Bunjevci (singular Bunjevac, pronounced Bunye'vtzi and Bunye'vatz resp.) are a South Slav ethnic group originally from the Dinaric Alps region, now mostly living in the Bačka/Bácska (today northern Serbia or Vojvodina) and southern Hungary (particularly in the Baja region). They are generally Roman Catholic by faith. By nationality, they register both as Croats and as a separate ethnic group.
History
The Bunjevci migrated from their previous location into Bačka in several groups in 1682, 1686, 1687. Bunjevci also live in present-day Lika, western Herzegovina as well as the Dalmatian hinterland, but there they do not register as an ethnic group.

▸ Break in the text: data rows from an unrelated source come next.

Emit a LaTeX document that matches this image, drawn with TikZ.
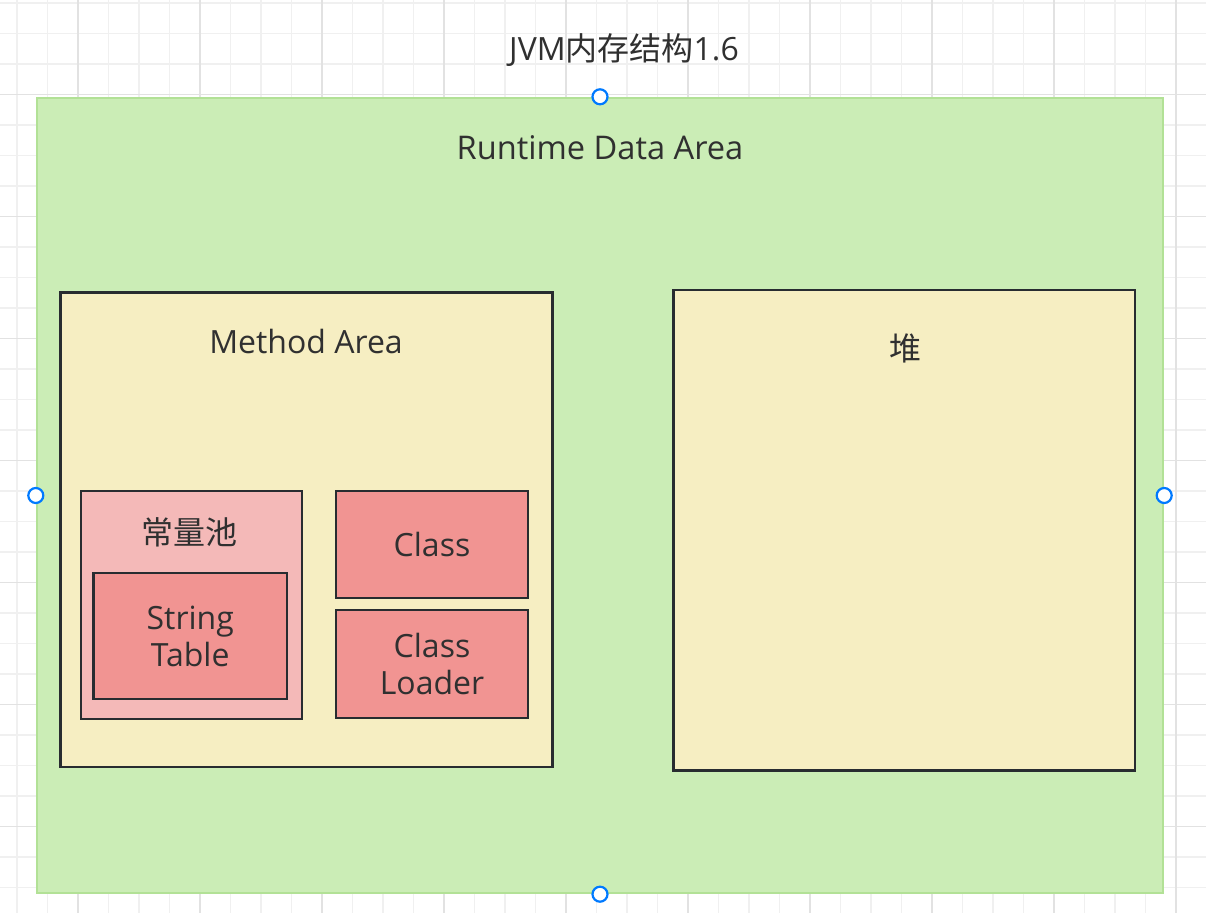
\documentclass[tikz,border=0pt]{standalone}
\usepackage{fontspec}
\setmainfont{Open Sans}
\newfontfamily\cjk{Noto Sans CJK SC}
\usepackage{xcolor}
\usepackage{tikz}
\usetikzlibrary{positioning}
\definecolor{gridminor}{RGB}{240, 240, 240}
\definecolor{gridmajor}{RGB}{226, 226, 226}
\definecolor{areagreen}{RGB}{203, 237, 182}
\definecolor{areaborder}{RGB}{178, 225, 150}
\definecolor{methodyellow}{RGB}{246, 238, 194}
\definecolor{poolpink}{RGB}{244, 185, 184}
\definecolor{boxred}{RGB}{241, 148, 146}
\definecolor{darkline}{RGB}{40, 44, 48}
\definecolor{textgray}{RGB}{48, 48, 48}
\definecolor{handleblue}{RGB}{0, 122, 255}

\begin{document}
\begin{tikzpicture}[
    x=0.5pt, y=-0.5pt,
    label text/.style={
        text=textgray,
        align=center,
        font={\fontsize{16}{18.5}\selectfont}
    },
    region/.style={
        rectangle,
        draw=darkline,
        line width=1.3pt,
        inner sep=0pt
    },
    handle/.style={
        circle,
        draw=handleblue,
        fill=white,
        line width=1.1pt,
        minimum size=7.5pt,
        inner sep=0pt
    }
]
    \useasboundingbox (0, 0) rectangle (1206, 913);
    \fill[white] (0, 0) rectangle (1206, 913);

    % Background grid
    \foreach \i in {0,...,39}
        \draw[gridminor, line width=0.6pt] (17+30.5*\i, 0) -- (17+30.5*\i, 913);
    \foreach \i in {0,...,29}
        \draw[gridminor, line width=0.6pt] (0, 3+30.5*\i) -- (1206, 3+30.5*\i);
    \foreach \i in {0,...,9}
        \draw[gridmajor, line width=0.7pt] (78+122*\i, 0) -- (78+122*\i, 913);
    \foreach \i in {0,...,6}
        \draw[gridmajor, line width=0.7pt] (0, 94.5+122*\i) -- (1206, 94.5+122*\i);

    % Title
    \node[label text] (title) at (624, 50) {JVM{\cjk 内存结构}1.6};

    % Runtime data area
    \node[rectangle, fill=areagreen, draw=areaborder, line width=1.2pt,
          minimum width=563pt, minimum height=397.5pt] (area) at (600, 495.5) {};
    \node[label text, font={\fontsize{16.3}{18.5}\selectfont}] (areatitle) at (600, 148) {Runtime Data Area};

    % Method area
    \node[region, fill=methodyellow, minimum width=246pt, minimum height=237.25pt] (method) at (306.5, 529.75) {};
    \node[label text] (methodtitle) at (306, 342) {Method Area};

    % Heap
    \node[region, fill=methodyellow, minimum width=230.75pt, minimum height=240.25pt] (heap) at (904.25, 530.25) {};
    \node[label text] (heaptitle) at (905, 348) {\cjk 堆};

    % Constant pool
    \node[region, fill=poolpink, minimum width=110.5pt, minimum height=114pt] (pool) at (191.5, 605) {};
    \node[label text] (pooltitle) at (189, 532) {\cjk 常量池};
    \node[region, fill=boxred, label text, minimum width=96.75pt, minimum height=63pt] (strtab) at (190.25, 636) {String\\Table};

    % Class and class loader
    \node[region, fill=boxred, label text, minimum width=96pt, minimum height=53.5pt] (class) at (432, 544.5) {Class};
    \node[region, fill=boxred, label text, minimum width=96pt, minimum height=54pt] (loader) at (432, 664) {Class\\Loader};

    % Selection handles
    \foreach \side in {north, south, east, west}
        \node[handle] at (area.\side) {};
\end{tikzpicture}
\end{document}
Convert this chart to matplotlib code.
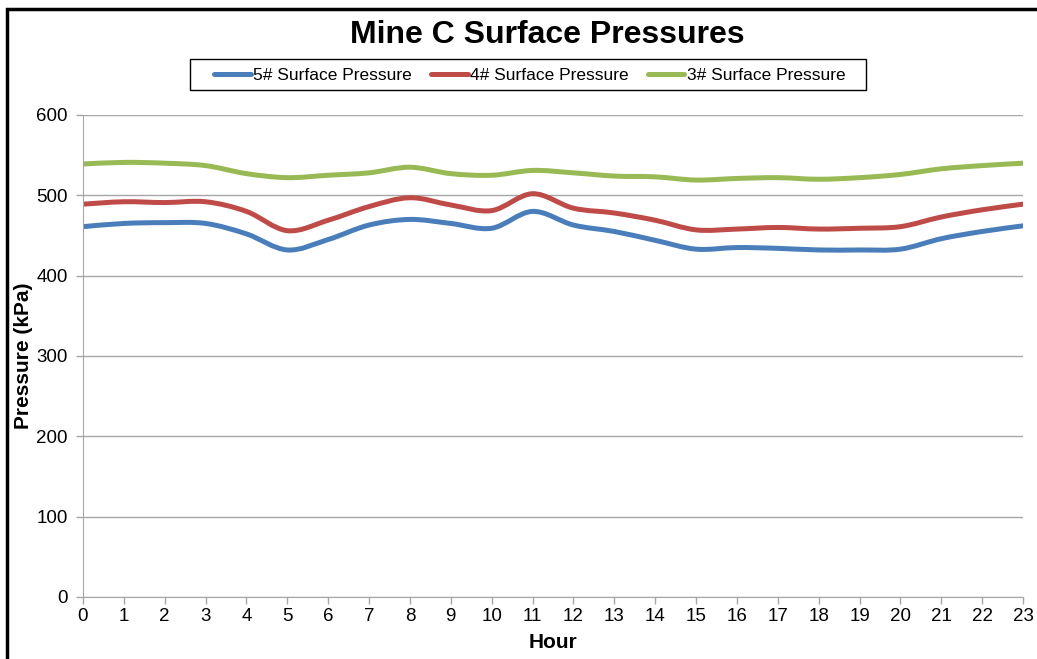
import numpy as np
import matplotlib.pyplot as plt
from matplotlib.path import Path
from matplotlib.patches import PathPatch, Rectangle
from matplotlib.lines import Line2D

plt.rcParams['font.family'] = ['Liberation Sans', 'DejaVu Sans']

hours = list(range(24))
p5 = [461, 465, 466, 465, 452, 432, 445, 463, 470, 465, 459, 480, 463, 455,
      444, 433, 435, 434, 432, 432, 433, 446, 455, 462]
p4 = [489, 492, 491, 492, 480, 456, 469, 486, 497, 488, 481, 502, 484, 478,
      469, 457, 458, 460, 458, 459, 461, 473, 482, 489]
p3 = [539, 541, 540, 537, 527, 522, 525, 528, 535, 527, 525, 531, 528, 524,
      523, 519, 521, 522, 520, 522, 526, 533, 537, 540]

names = ['5# Surface Pressure', '4# Surface Pressure', '3# Surface Pressure']
colors = ['#4A7EBB', '#BE4B48', '#98B954']


def smooth_path(x, y):
    # Excel style smoothed line: cubic bezier through each point
    pts = np.column_stack([x, y]).astype(float)
    ext = np.vstack([pts[0], pts, pts[-1]])
    verts = [pts[0]]
    codes = [Path.MOVETO]
    for i in range(1, len(ext) - 2):
        p0, p1, p2, p3 = ext[i - 1], ext[i], ext[i + 1], ext[i + 2]
        verts += [p1 + (p2 - p0) / 6, p2 - (p3 - p1) / 6, p2]
        codes += [Path.CURVE4] * 3
    return Path(verts, codes)


fig = plt.figure(figsize=(10.37, 6.59), dpi=100)
ax = fig.add_axes([0.0800, 0.0941, 0.9065, 0.7314])

for data, c in zip([p5, p4, p3], colors):
    ax.add_patch(PathPatch(smooth_path(hours, data), facecolor='none',
                           edgecolor=c, lw=3.6, capstyle='round', joinstyle='round'))

ax.set_xlim(0, 23)
ax.set_ylim(0, 600)
ax.set_xticks(hours)
ax.set_yticks(range(0, 601, 100))
ax.yaxis.grid(True, color='#A6A6A6', lw=1)
ax.set_axisbelow(True)
for s in ['top', 'right']:
    ax.spines[s].set_visible(False)
for s in ['left', 'bottom']:
    ax.spines[s].set_color('#A6A6A6')
ax.tick_params(axis='both', colors='#A6A6A6', labelcolor='black', labelsize=13.5,
               length=5, width=1)
ax.tick_params(axis='y', pad=6)
ax.tick_params(axis='x', pad=3)
ax.set_xlabel('Hour', fontsize=15, fontweight='bold')
ax.set_ylabel('Pressure (kPa)', fontsize=15, fontweight='bold')
ax.xaxis.set_label_coords(0.5, -0.075)
ax.yaxis.set_label_coords(-0.053, 0.5)

fig.text(0.528, 0.947, 'Mine C Surface Pressures', ha='center', va='center',
         fontsize=23, fontweight='bold')

handles = [Line2D([], [], color=c, lw=3.6, solid_capstyle='round') for c in colors]
fig.legend(handles, names, loc='center', bbox_to_anchor=(0.511, 0.886), ncol=3,
           fontsize=12.5, frameon=False, handlelength=2.1, handletextpad=0.15,
           columnspacing=1.1)
fig.patches.append(Rectangle((190 / 1037, 1 - 90 / 659), 676 / 1037, 31 / 659,
                             transform=fig.transFigure, fill=False,
                             edgecolor='black', lw=1))

fig.patches.append(Rectangle((0.0068, -0.05), 1.2, 1.036, transform=fig.transFigure,
                             fill=False, edgecolor='black', lw=2.5))

fig.savefig('out.png', dpi=100)
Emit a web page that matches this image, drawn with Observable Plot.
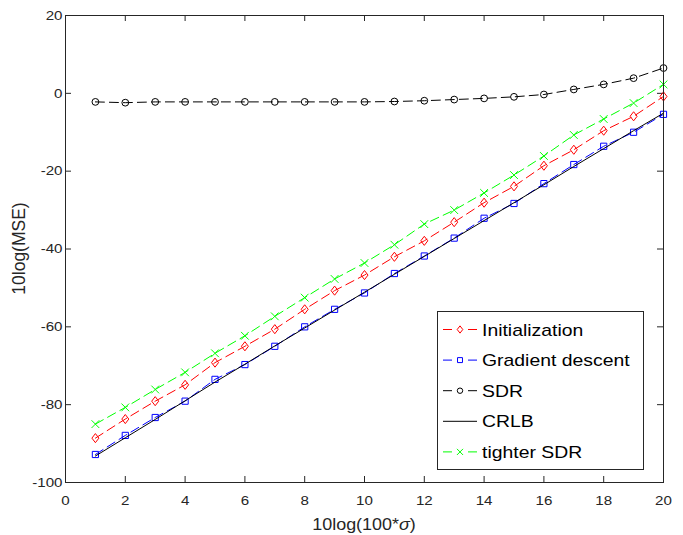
<!DOCTYPE html>
<html><head><meta charset="utf-8">
<script src="https://cdn.jsdelivr.net/npm/d3@7"></script>
<script src="https://cdn.jsdelivr.net/npm/@observablehq/plot@0.6"></script>
<style>body{margin:0;background:#fff} svg{display:block}</style>
</head><body><div id="chart"></div>
<script>
const xValues = [1,2,3,4,5,6,7,8,9,10,11,12,13,14,15,16,17,18,19,20];
const initialization = [-88.6,-83.7,-79.1,-74.9,-69.2,-65.0,-60.6,-55.5,-50.7,-46.7,-42.0,-37.9,-33.1,-28.1,-23.9,-18.6,-14.5,-9.6,-5.9,-0.8];
const gradientDescent = [-92.8,-87.9,-83.3,-79.1,-73.5,-69.7,-65.0,-60.0,-55.5,-51.3,-46.3,-41.8,-37.2,-32.1,-28.3,-23.2,-18.3,-13.6,-10.0,-5.4];
const sdr = [-2.2,-2.4,-2.2,-2.2,-2.2,-2.2,-2.2,-2.2,-2.2,-2.2,-2.1,-1.9,-1.6,-1.3,-0.9,-0.3,1.0,2.3,3.9,6.5];
const crlb = [-93.2,-88.5,-83.8,-79.0,-74.2,-69.6,-64.9,-60.3,-55.7,-51.1,-46.5,-41.9,-37.3,-32.7,-28.1,-23.5,-18.8,-14.2,-9.6,-5.1];
const tighterSdr = [-85.0,-80.7,-76.1,-71.7,-66.8,-62.3,-57.3,-52.5,-47.7,-43.6,-38.9,-33.6,-30.0,-25.6,-21.0,-16.1,-10.7,-6.6,-2.5,2.3];
const xTicks = [0,2,4,6,8,10,12,14,16,18,20];
const yTicks = [-100,-80,-60,-40,-20,0,20];
const seriesNames = ["Initialization","Gradient descent","SDR","CRLB","tighter SDR"];
const seriesColors = ["#ff0000","#0000ff","#000000","#000000","#00ff00"];
const seriesSymbols = ["diamond","square","circle",null,"times"];
const seriesKeys = ["init","grad","sdr","crlb","tight"];

const rows = xValues.map((x,i)=>({x, init:initialization[i], grad:gradientDescent[i], sdr:sdr[i], crlb:crlb[i], tight:tighterSdr[i]}));

const W=683,H=535,mL=65,mR=20,mT=15,mB=53;
const innerW=W-mL-mR, innerH=H-mT-mB;
const axisColor="#262626";
const FONT="'Liberation Sans', Arial, sans-serif";
const tk=6;
const dash="9,5";

// MATLAB-like rhombus (taller than wide)
const matlabDiamond = {draw(ctx,size){const r=Math.sqrt(size/Math.PI);ctx.moveTo(0,-r*1.3);ctx.lineTo(r,0);ctx.lineTo(0,r*1.3);ctx.lineTo(-r,0);ctx.closePath();}};
const symbolTypes = {diamond:matlabDiamond, square:d3.symbolSquare, circle:d3.symbolCircle, times:d3.symbolTimes};
const symR = {diamond:3.5, square:3.5, circle:3.4, times:3.6};

const ordered = [];
seriesKeys.forEach((k,i)=>{
  ordered.push(Plot.line(rows,{x:"x",y:k,stroke:seriesColors[i],strokeWidth:1,strokeDasharray: k==="crlb"?null:dash}));
  const s = seriesSymbols[i];
  if(s) ordered.push(Plot.dot(rows,{x:"x",y:k,stroke:seriesColors[i],fill:"none",strokeWidth:1,symbol:symbolTypes[s],r:symR[s]}));
});

const chart = Plot.plot({
  width:W,height:H,marginLeft:mL,marginRight:mR,marginTop:mT,marginBottom:mB,
  style:{fontFamily:FONT,fontSize:"13.5px",color:axisColor,background:"#fff"},
  x:{domain:[0,20],label:null},
  y:{domain:[-100,20],label:null},
  marks:[
    Plot.axisX(xTicks,{tickSize:0,tickPadding:12.5,fontSize:13.5,fill:axisColor,tickFormat:d=>String(d)}),
    Plot.axisY(yTicks,{tickSize:0,tickPadding:3,fontSize:13.5,fill:axisColor,tickFormat:d=>String(d)}),
    Plot.ruleX(xTicks,{x:d=>d,insetTop:innerH-tk,stroke:axisColor}),
    Plot.ruleX(xTicks,{x:d=>d,insetBottom:innerH-tk,stroke:axisColor}),
    Plot.ruleY(yTicks,{y:d=>d,insetRight:innerW-tk,stroke:axisColor}),
    Plot.ruleY(yTicks,{y:d=>d,insetLeft:innerW-tk,stroke:axisColor}),
    ...ordered,
    Plot.frame({stroke:axisColor})
  ]
});
document.getElementById("chart").appendChild(chart);

const svg = d3.select(chart);
function stretch(sel,k){sel.each(function(){const L=this.getComputedTextLength();this.setAttribute("textLength",L*k);this.setAttribute("lengthAdjust","spacingAndGlyphs");});}

stretch(svg.selectAll('g[aria-label="x-axis tick label"] text'),1.12);
stretch(svg.selectAll('g[aria-label="y-axis tick label"] text'),1.12);

// axis labels
const xl = svg.append("text").attr("x",(mL+W-mR)/2).attr("y",530).attr("text-anchor","middle")
  .attr("font-family",FONT).attr("font-size",16).attr("fill",axisColor);
xl.append("tspan").text("10log(100*");
xl.append("tspan").attr("font-style","italic").text("σ");
xl.append("tspan").text(")");
stretch(xl,1.12);

svg.append("text").attr("transform",`translate(25,${(mT+H-mB)/2}) rotate(-90) scale(1,1.1)`).attr("text-anchor","middle")
  .attr("font-family",FONT).attr("font-size",17.5).attr("fill",axisColor).text("10log(MSE)");

// legend
const lg = svg.append("g");
lg.append("rect").attr("x",437.5).attr("y",311.5).attr("width",206).attr("height",158).attr("fill","#fff").attr("stroke",axisColor);
seriesNames.forEach((name,i)=>{
  const cy = 329.5 + i*30.6;
  const c = seriesColors[i];
  const s = seriesSymbols[i];
  if(s){
    lg.append("line").attr("x1",443).attr("x2",452).attr("y1",cy).attr("y2",cy).attr("stroke",c).attr("stroke-width",1);
    lg.append("line").attr("x1",468).attr("x2",477).attr("y1",cy).attr("y2",cy).attr("stroke",c).attr("stroke-width",1);
    const r = symR[s]*0.8;
    lg.append("path").attr("d",d3.symbol(symbolTypes[s],Math.PI*r*r)()).attr("transform",`translate(460,${cy})`).attr("fill","none").attr("stroke",c);
  } else {
    lg.append("line").attr("x1",443).attr("x2",477).attr("y1",cy).attr("y2",cy).attr("stroke",c).attr("stroke-width",1);
  }
  const t = lg.append("text").attr("x",482).attr("y",cy+6).attr("text-anchor","start").attr("font-family",FONT)
    .attr("font-size",17).attr("fill","#000").text(name);
  stretch(t,1.14);
});
</script>
</body></html>
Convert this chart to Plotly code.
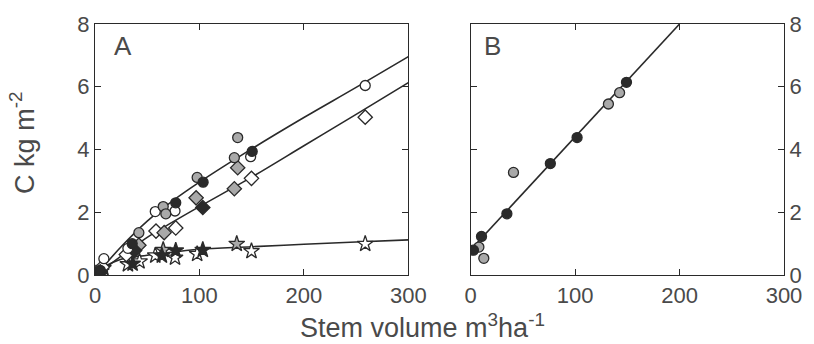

There are several explanations for their name, most common of which is that it comes from the river Buna in central Herzegovina, their supposed original homeland before their migrations. However, it is not exactly certain from which exact part of the Dinaric Alps the Bunjevci came. Due to the fact they speak the ikavian štokavian dialect of the Serbo-Croatian group, some claim that they originate from northwestern Herzegovina and northern Dalmatia.
Historic documents also refer to Bunjevci as Dalmatians, Bosnians, Catholic Serbs, Catholic Rascians, Racz Catholics, Vallachs-Catholics etc. Some Bunjevci developed a Croat national feeling during the period of Croatian romantic nationalism in mid-19th century, when the Hungarian royal censa started registering "Croats" rather than regionally named groups. Notably, the bishop of Subotica Ivan Antunović (1815–1888) supported the notion of calling Bunjevci and Šokci (another similar Catholic group that lives in Vojvodina) Croats.
In 1880, they founded Bunjevačka stranka, an indigenous political party. During this time, opinions varied on whether the Bunjevci should try to assert themselves as a standalone ethnic group, or side with either the Serbs or the Croats. In October 1918, Bunjevci held a national convention in Subotica and decided to secede Vojvodina from Hungary and join Serbia. This was confirmed at the Great National Assembly of Serbs, Bunjevci and other Slavs in Novi Sad, which proclaimed unification with the Kingdom of Serbia in November of 1918.
Nationally, the Magyar censa from 1880 onward to 1910 numbered the Bunjevci distinctly, separate from the Serbs even though they were referred to as Catholic Serbs. The creation of the Kingdom of the Serbs, Croats and Slovenes (renamed Yugoslavia in 1929) brought the Bačka Bunjevci in the same country with the Croats. After 1945, in Communist Yugoslavia the census of 1948 did not officially recognize the Bunjevci, and instead merged their data with the Croats.
Following the breakup of Yugoslavia in the 1990s, the renewed Bunjevac national movement was officially recognized as a minority group in Serbia in 1990. The community, however, has been divided around the issue of the name: in the 1991 census, in terms of ethnicity, around 20,000 declared themselves Bunjevci whereas some 25,000 declared themselves Croats; in 2002, there were again around 20,000 Bunjevci and around 55,000 Croats in Vojvodina. Both parts of the community consider themselves ethnologically as Bunjevci, although each subscribing to its interpretation of the term.